Go through the material and write it all out exactly, minus the pictures.
----- GIVEN DATA
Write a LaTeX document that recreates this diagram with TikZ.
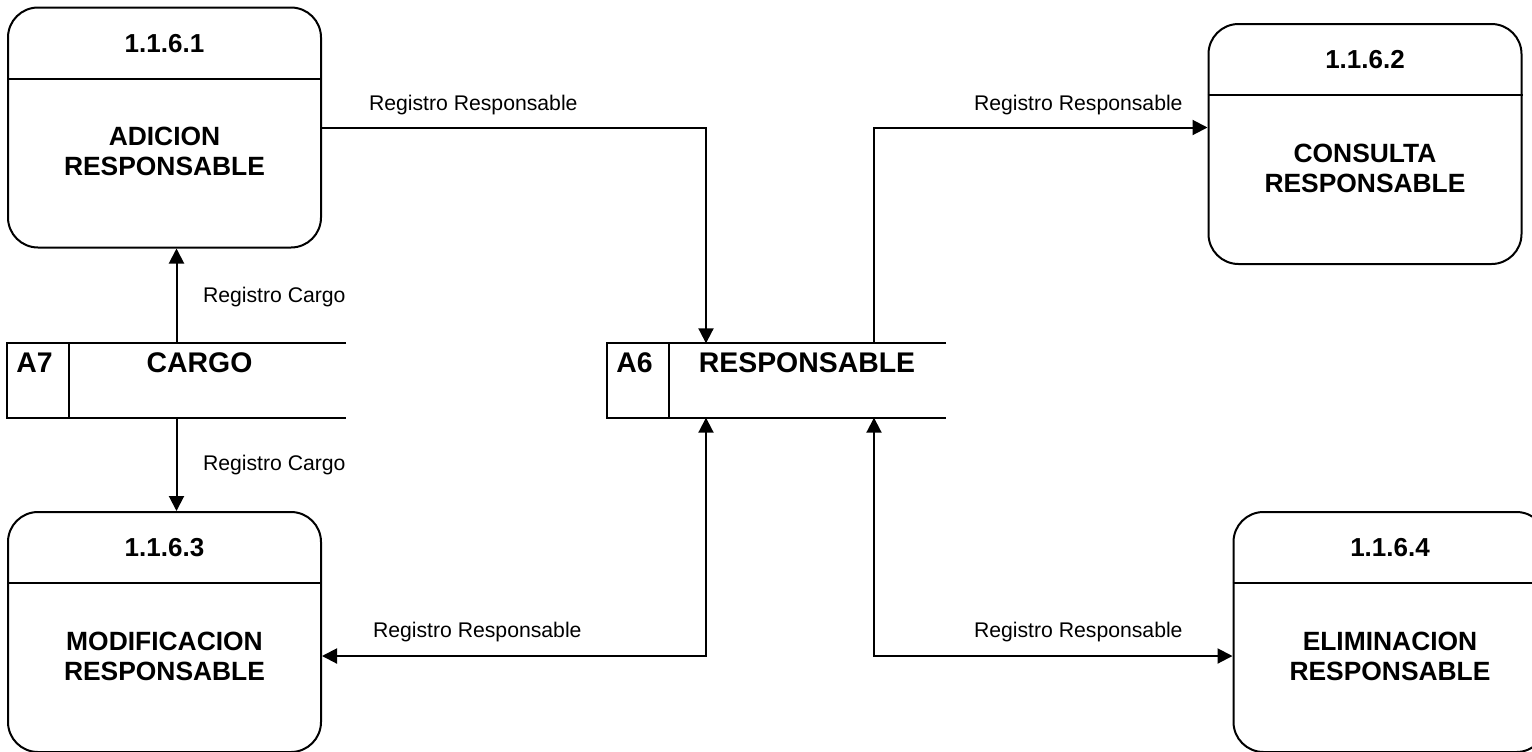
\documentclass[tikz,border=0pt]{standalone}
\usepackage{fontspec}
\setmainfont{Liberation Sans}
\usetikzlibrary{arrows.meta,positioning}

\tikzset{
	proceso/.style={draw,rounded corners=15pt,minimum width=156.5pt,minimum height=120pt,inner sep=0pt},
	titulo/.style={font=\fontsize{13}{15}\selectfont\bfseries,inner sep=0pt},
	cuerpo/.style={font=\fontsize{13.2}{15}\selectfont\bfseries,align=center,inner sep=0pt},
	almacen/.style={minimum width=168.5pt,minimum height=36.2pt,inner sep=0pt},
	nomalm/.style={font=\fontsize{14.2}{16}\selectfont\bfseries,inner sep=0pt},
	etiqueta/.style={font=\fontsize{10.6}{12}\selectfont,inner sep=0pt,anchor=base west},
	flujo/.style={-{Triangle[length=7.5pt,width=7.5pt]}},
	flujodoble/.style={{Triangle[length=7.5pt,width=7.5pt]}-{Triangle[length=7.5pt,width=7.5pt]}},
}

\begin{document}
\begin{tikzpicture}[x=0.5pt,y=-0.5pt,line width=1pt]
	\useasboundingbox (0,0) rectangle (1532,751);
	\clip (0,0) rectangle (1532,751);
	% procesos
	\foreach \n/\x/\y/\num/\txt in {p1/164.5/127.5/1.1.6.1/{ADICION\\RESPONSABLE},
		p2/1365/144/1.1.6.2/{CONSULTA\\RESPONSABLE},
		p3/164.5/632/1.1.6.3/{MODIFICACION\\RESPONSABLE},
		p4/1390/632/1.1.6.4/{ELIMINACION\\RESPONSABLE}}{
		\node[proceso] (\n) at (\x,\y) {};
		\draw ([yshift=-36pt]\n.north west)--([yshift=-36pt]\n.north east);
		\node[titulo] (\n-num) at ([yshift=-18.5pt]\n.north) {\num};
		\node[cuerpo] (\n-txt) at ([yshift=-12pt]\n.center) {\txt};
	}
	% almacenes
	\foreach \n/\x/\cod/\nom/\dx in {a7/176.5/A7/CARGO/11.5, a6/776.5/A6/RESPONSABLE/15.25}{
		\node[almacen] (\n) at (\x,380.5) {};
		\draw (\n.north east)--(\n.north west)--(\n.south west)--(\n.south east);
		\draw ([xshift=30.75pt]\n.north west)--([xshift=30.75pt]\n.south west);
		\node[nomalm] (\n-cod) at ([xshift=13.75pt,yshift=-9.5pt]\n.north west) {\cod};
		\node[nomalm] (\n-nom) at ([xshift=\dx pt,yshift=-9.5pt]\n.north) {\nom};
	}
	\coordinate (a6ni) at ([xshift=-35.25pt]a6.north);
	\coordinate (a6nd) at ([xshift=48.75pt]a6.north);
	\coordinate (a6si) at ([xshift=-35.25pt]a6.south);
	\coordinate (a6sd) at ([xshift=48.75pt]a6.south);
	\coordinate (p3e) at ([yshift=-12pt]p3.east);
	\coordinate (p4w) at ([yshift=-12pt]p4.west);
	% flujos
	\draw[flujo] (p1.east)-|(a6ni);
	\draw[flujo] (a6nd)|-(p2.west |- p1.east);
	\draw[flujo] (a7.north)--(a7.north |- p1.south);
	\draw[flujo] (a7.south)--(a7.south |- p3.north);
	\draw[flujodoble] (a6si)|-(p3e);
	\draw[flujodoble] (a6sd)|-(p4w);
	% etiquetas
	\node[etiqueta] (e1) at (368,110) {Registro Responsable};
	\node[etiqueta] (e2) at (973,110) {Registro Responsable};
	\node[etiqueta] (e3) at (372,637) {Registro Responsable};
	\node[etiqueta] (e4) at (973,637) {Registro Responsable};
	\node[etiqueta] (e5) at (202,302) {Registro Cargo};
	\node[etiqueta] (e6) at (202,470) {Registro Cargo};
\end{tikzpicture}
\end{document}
----------
## [FINAL RESULT]
Write a LaTeX document that recreates this diagram with TikZ.
\documentclass[tikz,border=0pt]{standalone}
\usepackage{fontspec}
\setmainfont{Liberation Sans}
\usetikzlibrary{arrows.meta,positioning}

\tikzset{
	proceso/.style={draw,rounded corners=15pt,minimum width=156.5pt,minimum height=120pt,inner sep=0pt},
	titulo/.style={font=\fontsize{13}{15}\selectfont\bfseries,inner sep=0pt},
	cuerpo/.style={font=\fontsize{13.2}{15}\selectfont\bfseries,align=center,inner sep=0pt},
	almacen/.style={minimum width=168.5pt,minimum height=36.2pt,inner sep=0pt},
	nomalm/.style={font=\fontsize{14.2}{16}\selectfont\bfseries,inner sep=0pt},
	etiqueta/.style={font=\fontsize{10.6}{12}\selectfont,inner sep=0pt,anchor=base west},
	flujo/.style={-{Triangle[length=7.5pt,width=7.5pt]}},
	flujodoble/.style={{Triangle[length=7.5pt,width=7.5pt]}-{Triangle[length=7.5pt,width=7.5pt]}},
}

\begin{document}
\begin{tikzpicture}[x=0.5pt,y=-0.5pt,line width=1pt]
	\useasboundingbox (0,0) rectangle (1532,751);
	\clip (0,0) rectangle (1532,751);
	% procesos
	\foreach \n/\x/\y/\num/\txt in {p1/164.5/127.5/1.1.6.1/{ADICION\\RESPONSABLE},
		p2/1365/144/1.1.6.2/{CONSULTA\\RESPONSABLE},
		p3/164.5/632/1.1.6.3/{MODIFICACION\\RESPONSABLE},
		p4/1390/632/1.1.6.4/{ELIMINACION\\RESPONSABLE}}{
		\node[proceso] (\n) at (\x,\y) {};
		\draw ([yshift=-36pt]\n.north west)--([yshift=-36pt]\n.north east);
		\node[titulo] (\n-num) at ([yshift=-18.5pt]\n.north) {\num};
		\node[cuerpo] (\n-txt) at ([yshift=-12pt]\n.center) {\txt};
	}
	% almacenes
	\foreach \n/\x/\cod/\nom/\dx in {a7/176.5/A7/CARGO/11.5, a6/776.5/A6/RESPONSABLE/15.25}{
		\node[almacen] (\n) at (\x,380.5) {};
		\draw (\n.north east)--(\n.north west)--(\n.south west)--(\n.south east);
		\draw ([xshift=30.75pt]\n.north west)--([xshift=30.75pt]\n.south west);
		\node[nomalm] (\n-cod) at ([xshift=13.75pt,yshift=-9.5pt]\n.north west) {\cod};
		\node[nomalm] (\n-nom) at ([xshift=\dx pt,yshift=-9.5pt]\n.north) {\nom};
	}
	\coordinate (a6ni) at ([xshift=-35.25pt]a6.north);
	\coordinate (a6nd) at ([xshift=48.75pt]a6.north);
	\coordinate (a6si) at ([xshift=-35.25pt]a6.south);
	\coordinate (a6sd) at ([xshift=48.75pt]a6.south);
	\coordinate (p3e) at ([yshift=-12pt]p3.east);
	\coordinate (p4w) at ([yshift=-12pt]p4.west);
	% flujos
	\draw[flujo] (p1.east)-|(a6ni);
	\draw[flujo] (a6nd)|-(p2.west |- p1.east);
	\draw[flujo] (a7.north)--(a7.north |- p1.south);
	\draw[flujo] (a7.south)--(a7.south |- p3.north);
	\draw[flujodoble] (a6si)|-(p3e);
	\draw[flujodoble] (a6sd)|-(p4w);
	% etiquetas
	\node[etiqueta] (e1) at (368,110) {Registro Responsable};
	\node[etiqueta] (e2) at (973,110) {Registro Responsable};
	\node[etiqueta] (e3) at (372,637) {Registro Responsable};
	\node[etiqueta] (e4) at (973,637) {Registro Responsable};
	\node[etiqueta] (e5) at (202,302) {Registro Cargo};
	\node[etiqueta] (e6) at (202,470) {Registro Cargo};
\end{tikzpicture}
\end{document}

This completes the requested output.